The conference is intended to "have a direct influence over the way a community's capital is getting spent," said John Taylor, president and CEO of the NCRC. He added that he hopes the conference will ultimately help "create a collaborative body" that can effectively address the Quad Cities' unmet community and credit needs.

The goal is "to ratchet up the thinking of what is possible when people work together," Taylor said. "It's amazing the kind of creativity and camaraderie that develops around trying to make a difference."

Broadly speaking, the NCRC aims "to increase the flow of private capital into traditionally underserved communities," according to its Web site. The NCRC is a leader in fighting predatory financial services, such as high-interest mortgages for people who qualify for better rates. The organization also works to ensure that banks and financial institutions are reinvesting deposits in the community, that they're investing in an entire community and not just cherry-picking low-risk ventures, and that they're lending money to people all along the race and income spectrum.

That has traditionally involved an organization confronting a bank about its lending record in the context of the Community Reinvestment Act, which is designed to encourage banks and other financial institutions to "help meet the credit needs of the communities in which they operate, including low- and moderate-income neighborhoods," according to the government agency (http://www.ffiec.gov/cra/default.htm) that enforces the law.

The NCRC and many local organizations have often been watchdogs for the CRA, Taylor said, because they were more effective in getting banks to invest in low- and moderate-income neighborhoods than the federal government. "The enforcement came from the community," Taylor said. Activists would go to a bank's officials with information about its lending record and ask the financial institution to sign a contract agreeing to make specific investments or improvements.

While that process is often effective, it's typically not one that engenders partnerships; the process is contentious, as banks and consumer advocates argue about what the information means or how it was analyzed.
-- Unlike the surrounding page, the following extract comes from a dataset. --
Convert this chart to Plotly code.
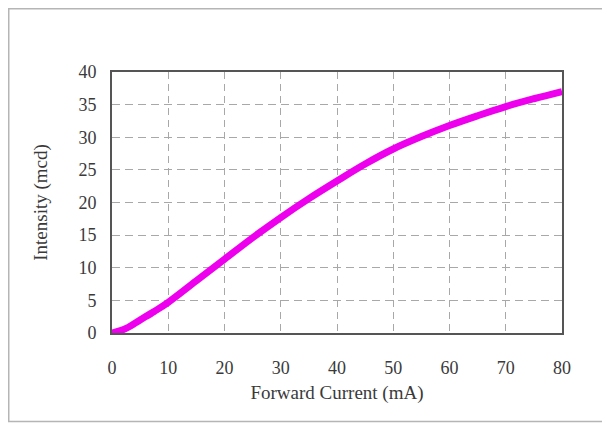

This approach is also piecemeal and requires that an organization have the resources and expertise to regularly collect and analyze information about banks' lending practices. Big cities often have such groups, but not smaller urban areas or rural areas. "That's why you need this collaborative body," Taylor said. "This is more the building of an infrastructure for partnership. ... You get past ... all the anecdotal information, what a bank is or isn't doing." Such partnerships also create an atmosphere in which community groups can help financial institutions identify worthy projects in underserved neighborhoods.

A 2002 study of home-mortgage lending trends in Iowa - both Sheehy and the NCRC were involved - also stressed partnerships. "Community groups, local government agencies, and lenders should work together to ensure that certain neighborhoods or population groups do not receive a disproportionate amount of ... [predatory] lending," the report said.

The spirit of collaboration, of the power of working together, is also present in the NCRC National Center for Economic Justice project. The NCRC is working to purchase a building that will serve as the headquarters for NCRC and 15 to 20 other like-minded not-for-profit groups in Washington, D.C. Taylor is in the process of raising $6 million - he already has $4 million - and the total project cost will be roughly $10 million. Taylor said he wants to raise all the money by March.

The goal is to reduce the organizations' overhead and stabilize their rent so they can devote more of their resources to staff or projects, and to provide a "physical presence for us to be more synergistic," Taylor said. The gist of what's being done is to "multiply the impact of the whole," he said.